» Data to use
** start **

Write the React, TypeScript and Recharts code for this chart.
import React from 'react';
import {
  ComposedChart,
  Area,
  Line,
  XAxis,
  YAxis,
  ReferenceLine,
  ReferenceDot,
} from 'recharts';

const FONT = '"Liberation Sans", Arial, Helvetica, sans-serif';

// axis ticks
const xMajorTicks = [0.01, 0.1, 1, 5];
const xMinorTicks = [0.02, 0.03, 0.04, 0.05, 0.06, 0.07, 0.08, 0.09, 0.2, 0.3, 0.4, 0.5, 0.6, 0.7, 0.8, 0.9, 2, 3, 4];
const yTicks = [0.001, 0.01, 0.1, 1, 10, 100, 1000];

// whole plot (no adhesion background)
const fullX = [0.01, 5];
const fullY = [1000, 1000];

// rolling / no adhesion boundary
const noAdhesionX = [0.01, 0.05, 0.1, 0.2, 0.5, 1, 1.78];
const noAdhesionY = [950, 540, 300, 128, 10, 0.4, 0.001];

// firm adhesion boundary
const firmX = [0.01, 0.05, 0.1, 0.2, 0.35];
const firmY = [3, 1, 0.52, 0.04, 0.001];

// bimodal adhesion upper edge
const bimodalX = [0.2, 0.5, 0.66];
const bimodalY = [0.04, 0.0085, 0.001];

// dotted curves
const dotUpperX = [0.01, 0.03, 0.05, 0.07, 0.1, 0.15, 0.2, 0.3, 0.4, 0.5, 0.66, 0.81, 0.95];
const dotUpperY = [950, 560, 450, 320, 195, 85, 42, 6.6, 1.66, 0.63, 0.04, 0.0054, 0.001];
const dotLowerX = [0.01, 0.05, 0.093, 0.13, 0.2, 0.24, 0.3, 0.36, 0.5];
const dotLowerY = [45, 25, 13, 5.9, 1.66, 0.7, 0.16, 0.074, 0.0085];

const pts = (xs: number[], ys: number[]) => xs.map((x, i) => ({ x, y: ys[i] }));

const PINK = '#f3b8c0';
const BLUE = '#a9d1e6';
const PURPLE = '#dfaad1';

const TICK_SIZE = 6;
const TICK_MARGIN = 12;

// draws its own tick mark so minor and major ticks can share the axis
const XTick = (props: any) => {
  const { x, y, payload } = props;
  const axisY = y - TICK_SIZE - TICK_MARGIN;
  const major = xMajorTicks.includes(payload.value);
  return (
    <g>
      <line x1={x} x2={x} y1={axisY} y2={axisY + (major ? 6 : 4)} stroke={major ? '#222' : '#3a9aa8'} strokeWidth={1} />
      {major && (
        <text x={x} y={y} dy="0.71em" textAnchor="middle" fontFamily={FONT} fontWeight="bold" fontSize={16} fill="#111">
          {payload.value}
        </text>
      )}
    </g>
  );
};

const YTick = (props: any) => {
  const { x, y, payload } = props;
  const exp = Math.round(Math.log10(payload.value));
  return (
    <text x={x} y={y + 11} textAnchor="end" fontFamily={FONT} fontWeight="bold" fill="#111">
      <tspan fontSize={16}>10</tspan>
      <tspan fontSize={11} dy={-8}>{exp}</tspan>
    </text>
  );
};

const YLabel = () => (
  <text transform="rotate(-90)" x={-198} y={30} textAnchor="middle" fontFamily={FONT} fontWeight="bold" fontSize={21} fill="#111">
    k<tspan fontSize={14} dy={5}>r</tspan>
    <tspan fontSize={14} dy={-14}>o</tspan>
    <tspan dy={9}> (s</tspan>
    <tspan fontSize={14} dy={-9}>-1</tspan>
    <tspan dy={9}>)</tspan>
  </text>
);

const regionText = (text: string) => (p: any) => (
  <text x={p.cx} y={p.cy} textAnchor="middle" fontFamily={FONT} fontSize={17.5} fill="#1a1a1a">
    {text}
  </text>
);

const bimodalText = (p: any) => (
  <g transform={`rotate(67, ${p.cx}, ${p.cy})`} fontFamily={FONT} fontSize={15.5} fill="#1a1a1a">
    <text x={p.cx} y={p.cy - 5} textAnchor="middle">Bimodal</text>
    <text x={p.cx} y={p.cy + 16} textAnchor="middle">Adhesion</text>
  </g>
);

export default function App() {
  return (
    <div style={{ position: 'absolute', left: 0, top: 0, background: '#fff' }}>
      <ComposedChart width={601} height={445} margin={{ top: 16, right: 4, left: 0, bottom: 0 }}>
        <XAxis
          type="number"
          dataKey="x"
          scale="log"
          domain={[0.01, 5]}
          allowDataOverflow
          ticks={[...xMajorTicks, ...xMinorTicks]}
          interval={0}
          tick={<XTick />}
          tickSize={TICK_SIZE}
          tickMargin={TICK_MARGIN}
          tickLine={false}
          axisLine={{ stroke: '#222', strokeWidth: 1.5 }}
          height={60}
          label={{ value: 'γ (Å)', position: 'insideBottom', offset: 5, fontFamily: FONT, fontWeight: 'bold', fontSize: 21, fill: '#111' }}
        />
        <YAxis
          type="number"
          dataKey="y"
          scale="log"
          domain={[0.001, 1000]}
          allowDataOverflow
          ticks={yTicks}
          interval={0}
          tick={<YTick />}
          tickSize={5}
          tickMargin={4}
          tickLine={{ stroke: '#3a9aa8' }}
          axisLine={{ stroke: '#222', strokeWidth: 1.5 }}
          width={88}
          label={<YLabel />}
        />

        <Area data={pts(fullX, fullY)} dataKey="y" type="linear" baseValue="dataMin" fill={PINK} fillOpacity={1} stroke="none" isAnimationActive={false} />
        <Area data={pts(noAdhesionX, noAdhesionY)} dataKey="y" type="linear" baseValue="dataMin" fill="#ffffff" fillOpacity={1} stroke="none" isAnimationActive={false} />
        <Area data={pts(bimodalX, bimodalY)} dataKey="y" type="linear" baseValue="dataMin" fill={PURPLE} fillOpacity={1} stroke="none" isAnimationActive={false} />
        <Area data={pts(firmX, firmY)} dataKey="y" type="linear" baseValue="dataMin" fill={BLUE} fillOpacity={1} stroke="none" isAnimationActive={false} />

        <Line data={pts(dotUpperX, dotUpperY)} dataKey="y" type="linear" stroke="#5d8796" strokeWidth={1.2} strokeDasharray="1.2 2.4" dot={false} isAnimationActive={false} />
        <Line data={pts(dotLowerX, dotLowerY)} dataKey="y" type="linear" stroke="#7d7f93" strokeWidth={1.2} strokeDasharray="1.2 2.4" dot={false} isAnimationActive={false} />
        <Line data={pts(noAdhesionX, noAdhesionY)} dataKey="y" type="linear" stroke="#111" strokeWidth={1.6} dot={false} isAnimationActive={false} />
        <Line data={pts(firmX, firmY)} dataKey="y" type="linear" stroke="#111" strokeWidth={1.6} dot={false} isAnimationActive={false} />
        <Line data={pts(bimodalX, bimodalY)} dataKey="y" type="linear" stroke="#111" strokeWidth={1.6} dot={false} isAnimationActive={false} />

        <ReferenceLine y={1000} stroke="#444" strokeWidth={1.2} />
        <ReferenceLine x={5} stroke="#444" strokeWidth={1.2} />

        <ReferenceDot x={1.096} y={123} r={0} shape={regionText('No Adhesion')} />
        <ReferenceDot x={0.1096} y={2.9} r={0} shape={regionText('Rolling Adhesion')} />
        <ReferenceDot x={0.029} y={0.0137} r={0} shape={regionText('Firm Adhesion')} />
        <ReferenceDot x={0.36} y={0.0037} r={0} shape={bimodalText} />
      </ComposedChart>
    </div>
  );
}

** end **
** start **

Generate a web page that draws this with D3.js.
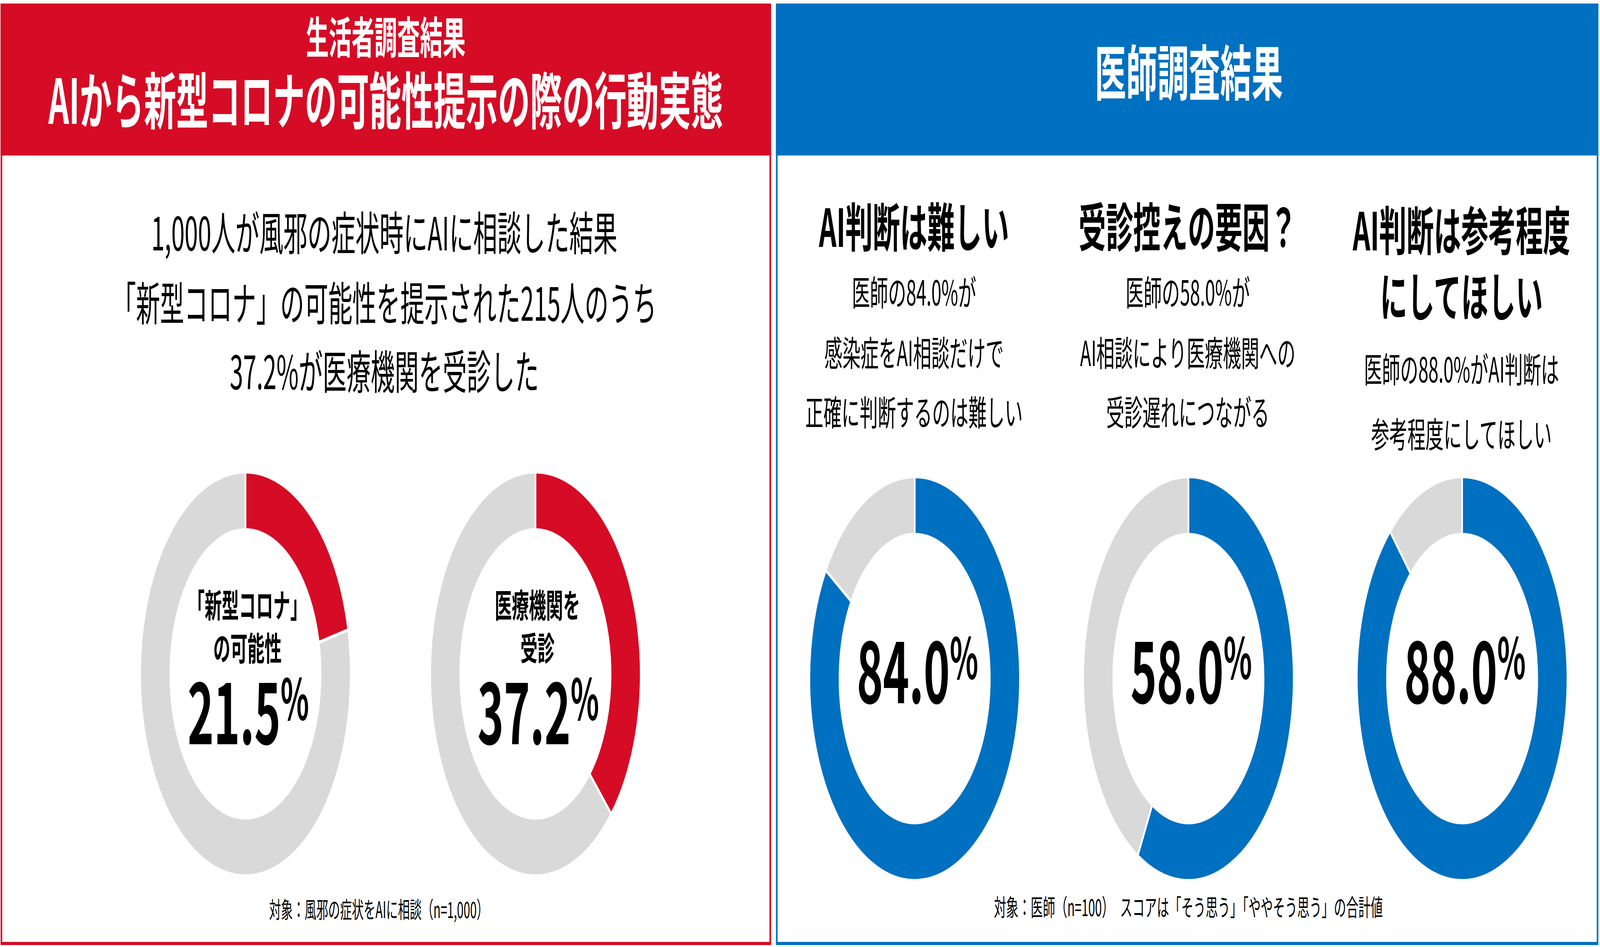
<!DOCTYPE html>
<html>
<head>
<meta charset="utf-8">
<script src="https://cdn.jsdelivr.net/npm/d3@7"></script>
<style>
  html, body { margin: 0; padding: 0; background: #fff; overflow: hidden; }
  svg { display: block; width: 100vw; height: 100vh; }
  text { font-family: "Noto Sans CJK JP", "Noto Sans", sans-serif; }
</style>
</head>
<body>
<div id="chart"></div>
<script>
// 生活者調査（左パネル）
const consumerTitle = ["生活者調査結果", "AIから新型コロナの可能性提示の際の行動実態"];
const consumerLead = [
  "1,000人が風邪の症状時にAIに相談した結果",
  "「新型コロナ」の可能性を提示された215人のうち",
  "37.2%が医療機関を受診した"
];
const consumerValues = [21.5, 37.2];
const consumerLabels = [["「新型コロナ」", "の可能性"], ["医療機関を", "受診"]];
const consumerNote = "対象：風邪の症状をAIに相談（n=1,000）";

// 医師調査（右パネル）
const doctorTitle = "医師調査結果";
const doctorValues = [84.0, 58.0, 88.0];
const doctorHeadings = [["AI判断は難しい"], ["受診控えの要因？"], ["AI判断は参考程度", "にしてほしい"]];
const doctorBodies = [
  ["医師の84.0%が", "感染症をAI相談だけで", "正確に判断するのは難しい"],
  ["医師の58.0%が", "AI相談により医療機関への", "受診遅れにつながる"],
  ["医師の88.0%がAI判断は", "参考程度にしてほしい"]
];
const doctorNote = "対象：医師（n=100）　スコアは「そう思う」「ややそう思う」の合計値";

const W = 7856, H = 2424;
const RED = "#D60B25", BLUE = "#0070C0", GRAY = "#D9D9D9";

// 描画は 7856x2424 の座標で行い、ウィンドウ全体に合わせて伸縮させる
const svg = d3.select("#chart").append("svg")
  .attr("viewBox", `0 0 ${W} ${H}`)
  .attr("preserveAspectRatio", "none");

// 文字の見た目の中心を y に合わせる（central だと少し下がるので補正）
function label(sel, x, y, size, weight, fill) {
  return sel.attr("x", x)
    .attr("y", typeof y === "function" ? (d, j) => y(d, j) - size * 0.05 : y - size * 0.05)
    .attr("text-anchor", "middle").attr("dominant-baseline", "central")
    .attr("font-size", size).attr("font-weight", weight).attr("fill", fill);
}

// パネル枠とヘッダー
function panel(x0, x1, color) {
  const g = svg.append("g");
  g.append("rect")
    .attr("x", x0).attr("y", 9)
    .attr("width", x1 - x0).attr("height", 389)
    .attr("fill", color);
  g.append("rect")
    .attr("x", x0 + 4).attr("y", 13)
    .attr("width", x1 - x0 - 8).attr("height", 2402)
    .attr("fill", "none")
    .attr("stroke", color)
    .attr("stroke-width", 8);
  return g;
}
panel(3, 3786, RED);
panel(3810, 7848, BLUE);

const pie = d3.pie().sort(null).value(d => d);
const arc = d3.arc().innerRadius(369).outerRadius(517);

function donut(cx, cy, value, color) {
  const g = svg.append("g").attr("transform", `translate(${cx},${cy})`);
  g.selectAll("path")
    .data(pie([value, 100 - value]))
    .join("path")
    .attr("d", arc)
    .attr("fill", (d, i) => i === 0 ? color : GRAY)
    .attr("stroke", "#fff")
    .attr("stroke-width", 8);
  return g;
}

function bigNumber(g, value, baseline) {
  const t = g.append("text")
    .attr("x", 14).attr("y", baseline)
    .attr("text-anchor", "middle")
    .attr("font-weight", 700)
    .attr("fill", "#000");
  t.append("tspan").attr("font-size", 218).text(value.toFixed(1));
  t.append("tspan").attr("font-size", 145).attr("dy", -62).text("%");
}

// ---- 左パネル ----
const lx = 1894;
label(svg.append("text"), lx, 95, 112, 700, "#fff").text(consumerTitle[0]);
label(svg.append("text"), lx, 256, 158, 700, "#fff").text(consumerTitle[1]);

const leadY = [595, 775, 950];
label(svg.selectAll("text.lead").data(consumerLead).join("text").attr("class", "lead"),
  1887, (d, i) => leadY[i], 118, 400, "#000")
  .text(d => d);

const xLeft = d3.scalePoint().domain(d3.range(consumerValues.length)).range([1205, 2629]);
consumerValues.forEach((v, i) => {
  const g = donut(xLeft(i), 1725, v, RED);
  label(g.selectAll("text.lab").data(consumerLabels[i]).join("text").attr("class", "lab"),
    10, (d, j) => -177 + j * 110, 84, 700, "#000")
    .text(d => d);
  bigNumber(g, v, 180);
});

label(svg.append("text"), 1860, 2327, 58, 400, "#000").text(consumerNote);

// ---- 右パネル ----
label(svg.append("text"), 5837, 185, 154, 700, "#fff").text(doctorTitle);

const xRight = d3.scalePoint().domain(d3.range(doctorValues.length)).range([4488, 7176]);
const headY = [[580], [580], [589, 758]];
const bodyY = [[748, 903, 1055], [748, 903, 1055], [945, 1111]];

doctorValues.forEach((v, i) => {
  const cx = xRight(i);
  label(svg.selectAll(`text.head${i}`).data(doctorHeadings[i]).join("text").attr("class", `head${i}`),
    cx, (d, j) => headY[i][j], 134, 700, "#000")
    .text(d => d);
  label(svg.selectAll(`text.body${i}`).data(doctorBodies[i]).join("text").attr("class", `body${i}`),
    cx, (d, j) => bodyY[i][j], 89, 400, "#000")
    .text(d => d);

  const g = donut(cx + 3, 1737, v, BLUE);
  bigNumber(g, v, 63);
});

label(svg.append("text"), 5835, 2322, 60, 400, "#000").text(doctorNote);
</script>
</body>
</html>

** end **

» What is asked
Exactly and only the lines from the line that contains "Write the React, TypeScript" through the line that contains "const TICK_MARGIN = 12;" are to be repeated as they stand.

» Output of the exercise
Write the React, TypeScript and Recharts code for this chart.
import React from 'react';
import {
  ComposedChart,
  Area,
  Line,
  XAxis,
  YAxis,
  ReferenceLine,
  ReferenceDot,
} from 'recharts';

const FONT = '"Liberation Sans", Arial, Helvetica, sans-serif';

// axis ticks
const xMajorTicks = [0.01, 0.1, 1, 5];
const xMinorTicks = [0.02, 0.03, 0.04, 0.05, 0.06, 0.07, 0.08, 0.09, 0.2, 0.3, 0.4, 0.5, 0.6, 0.7, 0.8, 0.9, 2, 3, 4];
const yTicks = [0.001, 0.01, 0.1, 1, 10, 100, 1000];

// whole plot (no adhesion background)
const fullX = [0.01, 5];
const fullY = [1000, 1000];

// rolling / no adhesion boundary
const noAdhesionX = [0.01, 0.05, 0.1, 0.2, 0.5, 1, 1.78];
const noAdhesionY = [950, 540, 300, 128, 10, 0.4, 0.001];

// firm adhesion boundary
const firmX = [0.01, 0.05, 0.1, 0.2, 0.35];
const firmY = [3, 1, 0.52, 0.04, 0.001];

// bimodal adhesion upper edge
const bimodalX = [0.2, 0.5, 0.66];
const bimodalY = [0.04, 0.0085, 0.001];

// dotted curves
const dotUpperX = [0.01, 0.03, 0.05, 0.07, 0.1, 0.15, 0.2, 0.3, 0.4, 0.5, 0.66, 0.81, 0.95];
const dotUpperY = [950, 560, 450, 320, 195, 85, 42, 6.6, 1.66, 0.63, 0.04, 0.0054, 0.001];
const dotLowerX = [0.01, 0.05, 0.093, 0.13, 0.2, 0.24, 0.3, 0.36, 0.5];
const dotLowerY = [45, 25, 13, 5.9, 1.66, 0.7, 0.16, 0.074, 0.0085];

const pts = (xs: number[], ys: number[]) => xs.map((x, i) => ({ x, y: ys[i] }));

const PINK = '#f3b8c0';
const BLUE = '#a9d1e6';
const PURPLE = '#dfaad1';

const TICK_SIZE = 6;
const TICK_MARGIN = 12;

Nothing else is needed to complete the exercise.